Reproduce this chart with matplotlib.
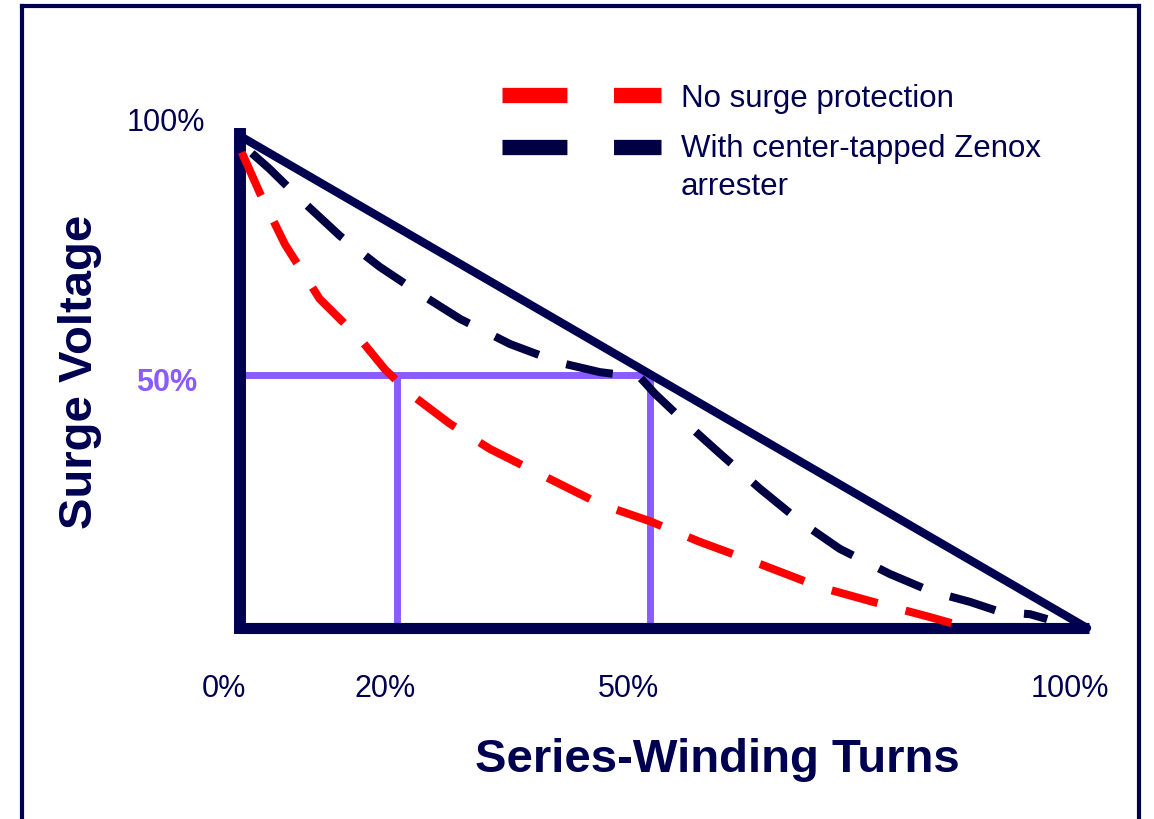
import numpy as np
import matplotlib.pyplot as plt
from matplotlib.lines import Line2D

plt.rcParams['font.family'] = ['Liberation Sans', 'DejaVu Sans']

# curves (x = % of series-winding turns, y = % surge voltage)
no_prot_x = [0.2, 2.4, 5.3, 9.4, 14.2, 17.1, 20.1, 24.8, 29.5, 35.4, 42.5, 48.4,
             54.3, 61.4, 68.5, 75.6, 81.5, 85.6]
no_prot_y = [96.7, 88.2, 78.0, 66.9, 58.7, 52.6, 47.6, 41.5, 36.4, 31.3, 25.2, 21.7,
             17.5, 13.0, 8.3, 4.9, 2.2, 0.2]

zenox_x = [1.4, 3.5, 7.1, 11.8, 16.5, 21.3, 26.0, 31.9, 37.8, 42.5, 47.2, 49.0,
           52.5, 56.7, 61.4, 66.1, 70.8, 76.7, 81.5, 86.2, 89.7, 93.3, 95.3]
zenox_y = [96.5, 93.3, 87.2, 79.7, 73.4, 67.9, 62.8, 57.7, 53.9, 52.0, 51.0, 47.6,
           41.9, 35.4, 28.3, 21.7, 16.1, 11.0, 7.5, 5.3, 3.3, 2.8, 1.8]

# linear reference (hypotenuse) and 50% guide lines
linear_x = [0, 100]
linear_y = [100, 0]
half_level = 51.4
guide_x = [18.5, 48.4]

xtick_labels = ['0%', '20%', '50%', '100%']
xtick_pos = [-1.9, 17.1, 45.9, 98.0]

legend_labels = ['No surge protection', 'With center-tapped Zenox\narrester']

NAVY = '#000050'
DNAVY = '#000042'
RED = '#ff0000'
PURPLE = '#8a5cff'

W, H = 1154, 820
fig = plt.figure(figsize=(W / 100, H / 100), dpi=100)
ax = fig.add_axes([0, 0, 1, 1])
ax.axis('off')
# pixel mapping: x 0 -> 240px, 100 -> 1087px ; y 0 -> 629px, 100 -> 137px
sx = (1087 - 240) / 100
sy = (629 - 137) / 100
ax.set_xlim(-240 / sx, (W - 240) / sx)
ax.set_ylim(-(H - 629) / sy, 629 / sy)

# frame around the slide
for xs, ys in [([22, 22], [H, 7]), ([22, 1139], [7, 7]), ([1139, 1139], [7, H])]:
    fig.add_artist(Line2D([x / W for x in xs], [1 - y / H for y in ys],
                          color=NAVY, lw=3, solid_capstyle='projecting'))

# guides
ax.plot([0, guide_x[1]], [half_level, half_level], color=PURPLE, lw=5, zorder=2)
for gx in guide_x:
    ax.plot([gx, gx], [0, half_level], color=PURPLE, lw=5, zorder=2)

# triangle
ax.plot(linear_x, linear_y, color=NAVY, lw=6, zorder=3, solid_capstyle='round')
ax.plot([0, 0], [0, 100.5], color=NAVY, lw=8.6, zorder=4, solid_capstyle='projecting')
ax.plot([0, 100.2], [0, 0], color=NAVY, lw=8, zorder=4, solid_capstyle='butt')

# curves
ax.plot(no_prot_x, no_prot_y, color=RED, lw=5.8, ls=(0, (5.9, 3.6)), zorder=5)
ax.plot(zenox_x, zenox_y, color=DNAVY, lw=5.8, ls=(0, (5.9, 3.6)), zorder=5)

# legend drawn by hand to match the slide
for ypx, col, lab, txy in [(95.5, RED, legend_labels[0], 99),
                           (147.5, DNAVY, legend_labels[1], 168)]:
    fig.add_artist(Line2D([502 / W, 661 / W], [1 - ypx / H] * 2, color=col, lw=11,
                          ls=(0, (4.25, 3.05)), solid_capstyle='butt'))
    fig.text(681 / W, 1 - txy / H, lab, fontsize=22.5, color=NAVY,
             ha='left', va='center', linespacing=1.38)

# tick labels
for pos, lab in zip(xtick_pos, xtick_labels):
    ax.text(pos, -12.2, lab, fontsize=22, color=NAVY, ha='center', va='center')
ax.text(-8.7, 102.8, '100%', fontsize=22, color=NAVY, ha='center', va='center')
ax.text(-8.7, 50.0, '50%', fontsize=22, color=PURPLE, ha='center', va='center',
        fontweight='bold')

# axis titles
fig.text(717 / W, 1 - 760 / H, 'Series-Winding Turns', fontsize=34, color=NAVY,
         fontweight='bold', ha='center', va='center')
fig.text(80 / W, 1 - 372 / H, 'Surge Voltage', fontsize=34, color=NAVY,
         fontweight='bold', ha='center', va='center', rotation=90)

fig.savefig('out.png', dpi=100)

▶ [EXERCISE OBJECTIVE]
Leave out any pictures and return exactly the lines from the beginning of the data through the line with "plt.rcParams['font.family'] = ['Liberation", inclusive.

▶ [COMPLETE ANSWER]
Reproduce this chart with matplotlib.
import numpy as np
import matplotlib.pyplot as plt
from matplotlib.lines import Line2D

plt.rcParams['font.family'] = ['Liberation Sans', 'DejaVu Sans']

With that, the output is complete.